We just heavily revised this section:

Specifically, to keep things simple we assume the activation function in the hidden layer uses the identity mapping.

rlalpha · November 3, 2020, 4:33am

Can I ask why 8.7.2 need to do 1/t?
is that because of average the gradient between timestamp or have other purposes?

astonzhang · November 5, 2020, 2:37am

Yes, just average the gradient so the scale of loss won’t be sensitive to the length of sequences

BrianPulfer · January 31, 2021, 4:47pm

Correct me if I am wrong, but I think I found a minor mistake in the last term of equation 8.7.3.

In particular, I believe that the top equation should be replaced with the bottom one in this screenshot of mine:

astonzhang · February 9, 2021, 8:09pm

It’s a typo. Thanks for fixing it!

DayongLin · June 7, 2021, 7:40am

formula 8.7.4，why is

here？while I think it’s = here.

zeyudu · June 23, 2021, 8:52am

can u explain the difference btw formula 8.7.4 and 8.7.16 . why in 8.7.16 we dont need to compute
∂ht/∂Whx like what u did in 8.7.4 recurrently ?

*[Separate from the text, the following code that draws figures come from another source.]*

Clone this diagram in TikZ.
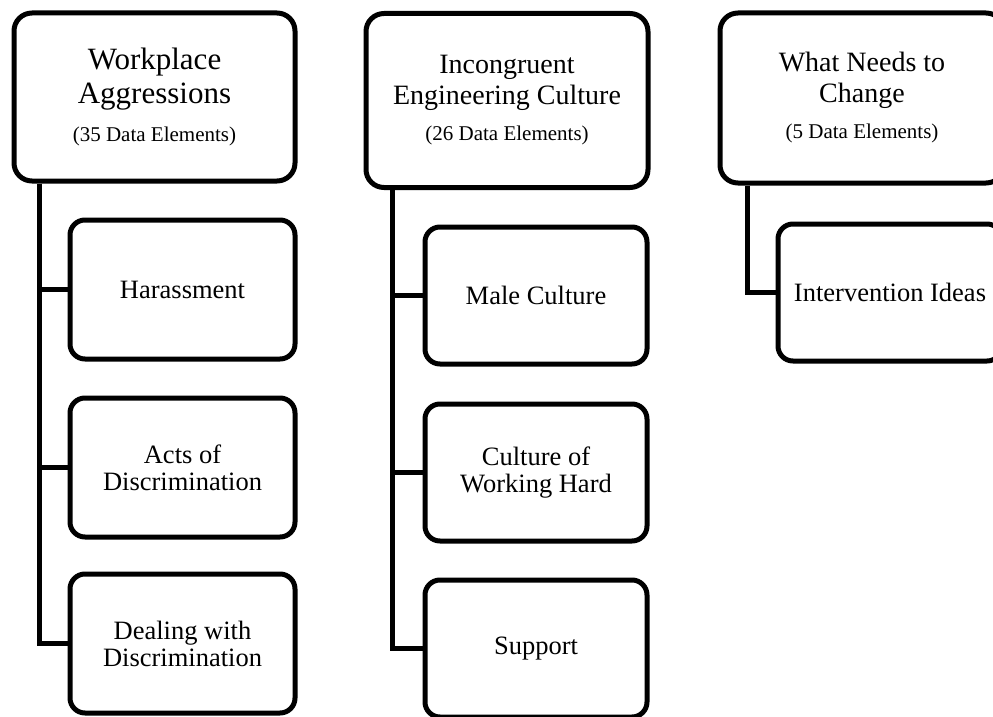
\documentclass[tikz,border=0pt]{standalone}
\usepackage{fontspec}
\setmainfont{Liberation Serif}
\usetikzlibrary{calc}
\begin{document}
\begin{tikzpicture}[x=1pt,y=-1pt,
  parentbox/.style={draw=black, line width=5pt, rounded corners=18pt, fill=white,
    align=center, inner sep=0pt, minimum width=#1},
  childbox/.style={draw=black, line width=5pt, rounded corners=15pt, fill=white,
    align=center, inner sep=0pt, minimum width=225pt, minimum height=139pt,
    font=\fontsize{26.5}{27}\selectfont},
  conn/.style={draw=black, line width=5pt, line join=miter}
]
\useasboundingbox (0,0) rectangle (993,717);
\clip (0,0) rectangle (993,717);

% column 1
\node[parentbox=281pt, minimum height=168pt, font=\fontsize{31}{34}\selectfont] (p1) at (154.5,97)
  {Workplace\\Aggressions\\[4pt]{\fontsize{21}{24}\selectfont (35 Data Elements)}};
\node[childbox] (c1a) at (182.5,289.5) {Harassment};
\node[childbox] (c1b) at (182.5,467.5) {Acts of\\Discrimination};
\node[childbox] (c1c) at (182.5,643.5) {Dealing with\\Discrimination};
\coordinate (t1) at ($(p1.south west)+(28,0)$);

% column 2
\node[parentbox=282pt, minimum height=174pt, font=\fontsize{28}{31}\selectfont] (p2) at (507,100.5)
  {Incongruent\\Engineering Culture\\[5pt]{\fontsize{21}{24}\selectfont (26 Data Elements)}};
\node[childbox, minimum width=222pt, minimum height=137pt] (c2a) at (536,295.5) {Male Culture};
\node[childbox, minimum width=222pt, minimum height=137pt] (c2b) at (536,472.5) {Culture of\\Working Hard};
\node[childbox, minimum width=222pt, minimum height=137pt] (c2c) at (536,648.5) {Support};
\coordinate (t2) at ($(p2.south west)+(29,0)$);

% column 3
\node[parentbox=284pt, minimum height=170pt, font=\fontsize{28}{31}\selectfont] (p3) at (862,98)
  {What Needs to\\Change\\[5pt]{\fontsize{21}{24}\selectfont (5 Data Elements)}};
\node[childbox, minimum width=224pt, minimum height=137pt] (c3a) at (890,292.5) {Intervention Ideas};
\coordinate (t3) at ($(p3.south west)+(30,0)$);

\draw[conn] (t1) |- (c1a.west);
\draw[conn] (t1) |- (c1b.west);
\draw[conn] (t1) |- (c1c.west);
\draw[conn] (t2) |- (c2a.west);
\draw[conn] (t2) |- (c2b.west);
\draw[conn] (t2) |- (c2c.west);
\draw[conn] (t3) |- (c3a.west);
\end{tikzpicture}
\end{document}
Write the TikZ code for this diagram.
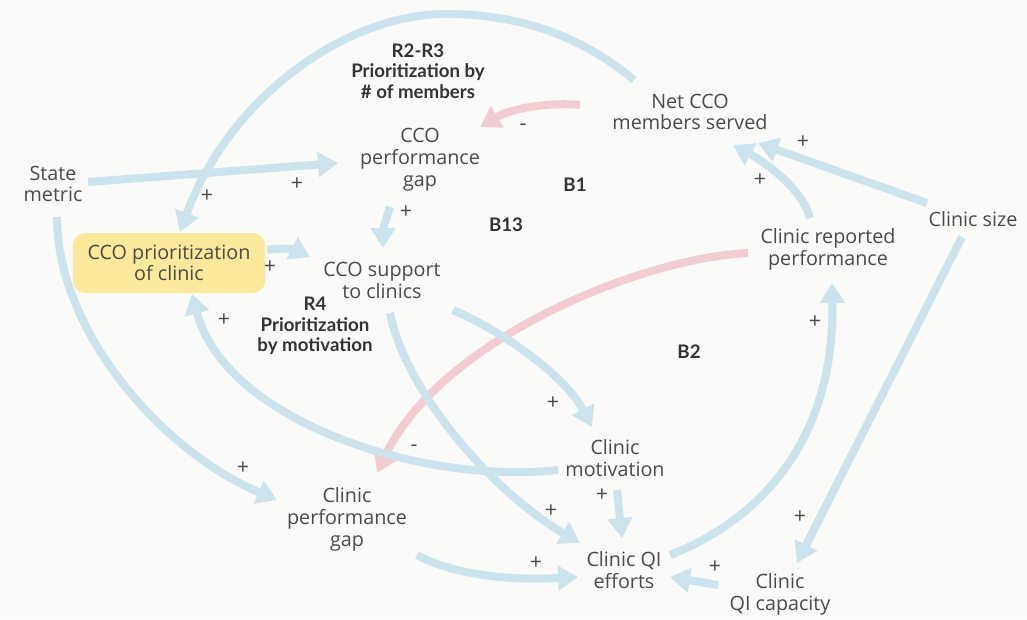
\documentclass[tikz,border=0pt]{standalone}
\usepackage{fontspec}
\setmainfont{Open Sans}
\newfontfamily\loopfont{Lato}
\usetikzlibrary{arrows.meta,calc}
\definecolor{bgc}{HTML}{FAFAF8}
\definecolor{lnblue}{HTML}{CBE3EC}
\definecolor{lnred}{HTML}{F3CCD2}
\definecolor{boxy}{HTML}{FCE99B}
\definecolor{txt}{HTML}{4A4A4A}
\definecolor{txtb}{HTML}{333333}
\tikzset{
  var/.style={text=txt,align=center,font=\fontsize{14.8}{16.4}\selectfont,inner sep=0pt},
  loopname/.style={text=txtb,align=center,font=\loopfont\fontsize{14}{15.5}\selectfont\bfseries,inner sep=0pt},
  sgn/.style={text=txt,font=\fontsize{16}{16}\selectfont,inner sep=0pt},
  poslink/.style={draw=lnblue,line width=6pt,-{Triangle[length=15pt,width=18pt]}},
  neglink/.style={draw=lnred,line width=6pt,-{Triangle[length=15pt,width=18pt]}},
  prbox/.style={fill=boxy,rounded corners=9pt,minimum width=144pt,minimum height=45pt,text=txt,align=center,font=\fontsize{14.8}{15.5}\selectfont,inner sep=0pt}
}
\begin{document}
\begin{tikzpicture}[x=0.75pt,y=-0.75pt]
\fill[bgc] (0,0) rectangle (1027,619);
\useasboundingbox (0,0) rectangle (1027,619);

% variables
\node[prbox] (prio) at (169,263) {CCO prioritization\\of clinic};
\node[var] (state) at (53,184) {State\\metric};
\node[var] (ccogap) at (420,160) {CCO\\performance\\gap};
\node[var] (net) at (690,112) {Net CCO\\members served};
\node[var] (support) at (382,280) {CCO support\\to clinics};
\node[var] (crp) at (828,249) {Clinic reported\\performance};
\node[var] (size) at (973,219) {Clinic size};
\node[var] (motiv) at (615,458) {Clinic\\motivation};
\node[var] (cgap) at (347,519) {Clinic\\performance\\gap};
\node[var] (qie) at (624,570) {Clinic QI\\efforts};
\node[var] (qic) at (780,594) {Clinic\\QI capacity};

% loop names
\node[loopname] (r23) at (418,71) {R2-R3\\Prioritization by\\\# of members};
\node[loopname] (r4) at (315,326) {R4\\Prioritization\\by motivation};
\node[loopname] (b1) at (575,185) {B1};
\node[loopname] (b13) at (506,225) {B13};
\node[loopname] (b2) at (689,352) {B2};

% connectors
\draw[poslink] ($(net)+(-56,-32)$) .. controls (580,35) and (520,15) .. (450,14)
   .. controls (345,12) and (228,100) .. ($(prio)+(11,-31)$);
\draw[poslink] ($(state)+(35,-2)$) -- ($(ccogap)+(-82,3)$);
\draw[poslink] ($(ccogap)+(-30,47)$) .. controls (386,220) and (383,228) .. ($(support)+(1,-32)$);
\draw[poslink] ($(prio)+(98,-13)$) .. controls (282,247) and (296,250) .. ($(support)+(-72,-23)$);
\draw[neglink] ($(net)+(-110,-7)$) .. controls (550,102) and (512,108) .. ($(ccogap)+(60,-33)$);
\draw[poslink] ($(crp)+(-18,-31)$) .. controls (804,193) and (772,166) .. ($(net)+(43,33)$);
\draw[poslink] ($(size)+(-46,-16)$) -- ($(net)+(68,31)$);
\draw[neglink] ($(crp)+(-80,4)$) .. controls (640,258) and (440,340) .. ($(cgap)+(30,-46)$);
\draw[poslink] ($(motiv)+(-57,12)$) .. controls (420,485) and (225,420) .. ($(prio)+(23,31)$);
\draw[poslink] ($(support)+(8,33)$) .. controls (405,390) and (490,490) .. ($(qie)+(-44,-27)$);
\draw[poslink] ($(support)+(71,30)$) .. controls (500,330) and (565,375) .. ($(motiv)+(-23,-31)$);
\draw[poslink] ($(state)+(4,33)$) .. controls (57,330) and (160,450) .. ($(cgap)+(-70,-19)$);
\draw[poslink] ($(motiv)+(2,32)$) -- ($(qie)+(-2,-32)$);
\draw[poslink] ($(cgap)+(70,36)$) .. controls (460,578) and (520,580) .. ($(qie)+(-46,7)$);
\draw[poslink] ($(qie)+(46,-15)$) .. controls (760,520) and (835,440) .. ($(crp)+(4,34)$);
\draw[poslink] ($(size)+(-11,18)$) -- ($(qic)+(17,-31)$);
\draw[poslink] ($(qic)+(-62,-9)$) -- ($(qie)+(46,7)$);

% polarity signs
\node[sgn] (s1) at (207,196) {+};
\node[sgn] (s2) at (297,184) {+};
\node[sgn] (s3) at (406,212) {+};
\node[sgn] (s4) at (270,267) {+};
\node[sgn] (s5) at (523,127) {-};
\node[sgn] (s6) at (803,142) {+};
\node[sgn] (s7) at (760,180) {+};
\node[sgn] (s8) at (224,320) {+};
\node[sgn] (s9) at (414,448) {-};
\node[sgn] (s10) at (243,468) {+};
\node[sgn] (s11) at (553,403) {+};
\node[sgn] (s12) at (815,322) {+};
\node[sgn] (s13) at (602,495) {+};
\node[sgn] (s14) at (551,511) {+};
\node[sgn] (s15) at (536,563) {+};
\node[sgn] (s16) at (715,567) {+};
\node[sgn] (s17) at (800,517) {+};
\end{tikzpicture}
\end{document}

zhan_su · July 12, 2021, 11:53am

I think you misunderstood that. It is noted that:

So, the Derivative is related to the w_h and h_{t-1}

sushmit86 · July 30, 2021, 7:38pm

I had a question on Truncating Time Steps

Alternatively, we can truncate the sum in [(8.7.7)](http://d2l.ai/chapter_recurrent-neural-networks/bptt.html#equation-eq-bptt-partial-ht-wh-gen) after 𝜏 steps. This is what we have been discussing so far, such as when we detached the gradients in [Section 8.5](http://d2l.ai/chapter_recurrent-neural-networks/rnn-scratch.html#sec-rnn-scratch). This leads to an *approximation* of the true gradient,

So if I analyze the code in 8.5 are we detaching it at each time step?

#@save
def train_epoch_ch8(net, train_iter, loss, updater, device, use_random_iter):
    """Train a net within one epoch (defined in Chapter 8)."""
    state, timer = None, d2l.Timer()
    metric = d2l.Accumulator(2)  # Sum of training loss, no. of tokens
    for X, Y in train_iter:
        if state is None or use_random_iter:
            # Initialize `state` when either it is the first iteration or
            # using random sampling
            state = net.begin_state(batch_size=X.shape[0], device=device)
        else:
            if isinstance(net, nn.Module) and not isinstance(state, tuple):
                # `state` is a tensor for `nn.GRU`
                state.detach_()
            else:
                # `state` is a tuple of tensors for `nn.LSTM` and
                # for our custom scratch implementation
                for s in state:
                    s.detach_()
        y = Y.T.reshape(-1)
        X, y = X.to(device), y.to(device)
        y_hat, state = net(X, state)
        l = loss(y_hat, y.long()).mean()
        if isinstance(updater, torch.optim.Optimizer):
            updater.zero_grad()
            l.backward()
            grad_clipping(net, 1)
            updater.step()
        else:
            l.backward()
            grad_clipping(net, 1)
            # Since the `mean` function has been invoked
            updater(batch_size=1)
        metric.add(l * y.numel(), y.numel())
    return math.exp(metric[0] / metric[1]), metric[1] / timer.stop()

Yifei-Li-STA · August 22, 2021, 9:11pm

equation 8.7.16 seems to be wrong. dh(t)/dWhh != h(t-1), but equal to what’s expressed in equation 8.7.7. same for dh(t)/dWhx.
please correct me if there is some hidden assumption, thanks.

xiaojinghu93 · October 28, 2021, 7:46pm

I think it should be an “=” too.

JackChen · November 2, 2021, 2:25am

So do I. The first term is same as the second term.

Hadar933 · November 25, 2021, 4:22pm

perhaps he is referrind to dL/dw and not partial L / partial w

rimshaaa · December 25, 2021, 3:52pm

@goldpiggy Kindly guide me where I can find the solution to 8.7.4. Exercises. Thank you.